The university’s pro- vice chancellor, MYSZKA GUZKOWSKA, who was here this past week, shares her vision for India with Sangeeth Sebastian.
Q.) What will be the role of the operational base?
It will help prospective students with registration and provide information about the various courses being offered by the university.
Q.) What is the total number of Indian students on your campus?
We have around 300 Indian students on our rolls. But we are not looking forward to only boosting the numbers. We do not want to flood our university with any one nationality. We want quality students.
Q.) What are some of the courses that are popular among Indian students at Westminster?
We offer a choice of over 300 courses. Some popular programmes are Architecture, Biotechnology, Communications, Computer Science, Design, Fashion, International Business, Journalism, Law, Management, Photographic Studies and Multimedia.
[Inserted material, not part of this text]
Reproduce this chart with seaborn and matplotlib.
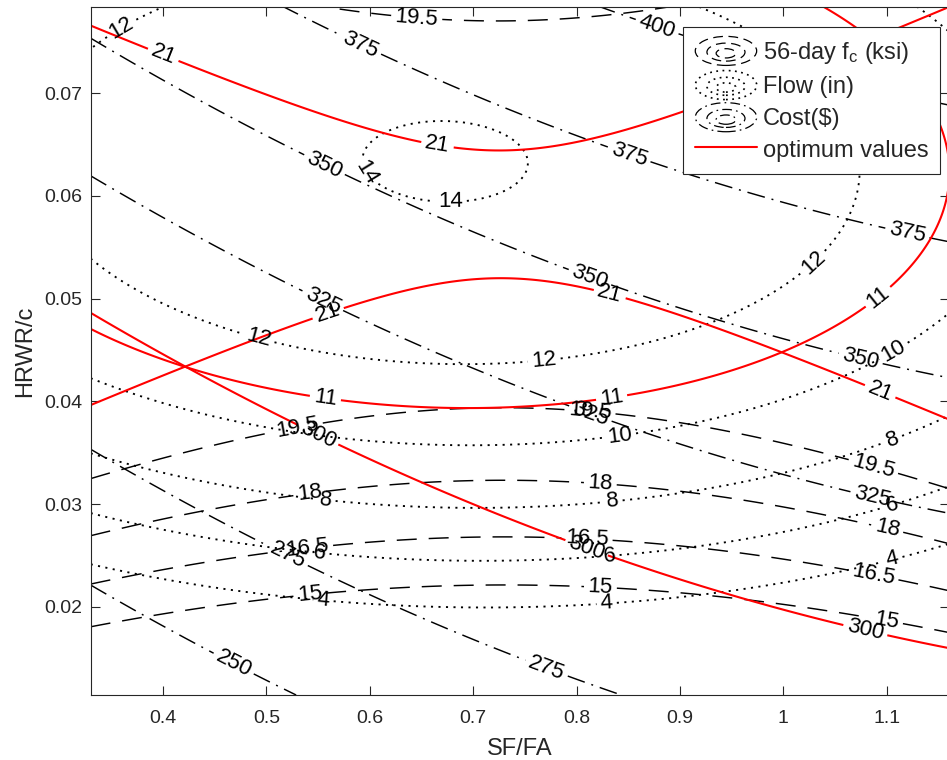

Our popular management programme has a specialised approach, so we have Master’s in Human Resources, Marketing and International Business.
And for our executive MBA, we admit only professionals with five years of work experience.
Q.) What are the new scholarships that you are offering exclusively to Indian students?
We have one of the largest scholarship schemes for Indian students in the U. K. Scholarships adding up to ` 1.2 core include two full- time grants that cover all expenses of the recipients. A distinctive feature of these scholarships is that they’re given on the condition that upon graduation their recipients will have to come back to India. We offer 35 scholarships to Indian students.
Q.) How keen are the students who enroll for higher education in the U. K. on coming back to work in India?
Today, 98 per cent of the students who complete their education come back to India. It was not the case nearly two decades ago. Now they want to get exposure and experience in the West and then come back to work in their own country.
Q.) Being one of the most popular universities in the U. K. for Indian students, how open are you to the idea of setting up a campus in India?
We are open to the idea of starting an Indian campus if and when the law allows it. We already have campuses in Uzbekistan and Sri Lanka that are doing really well.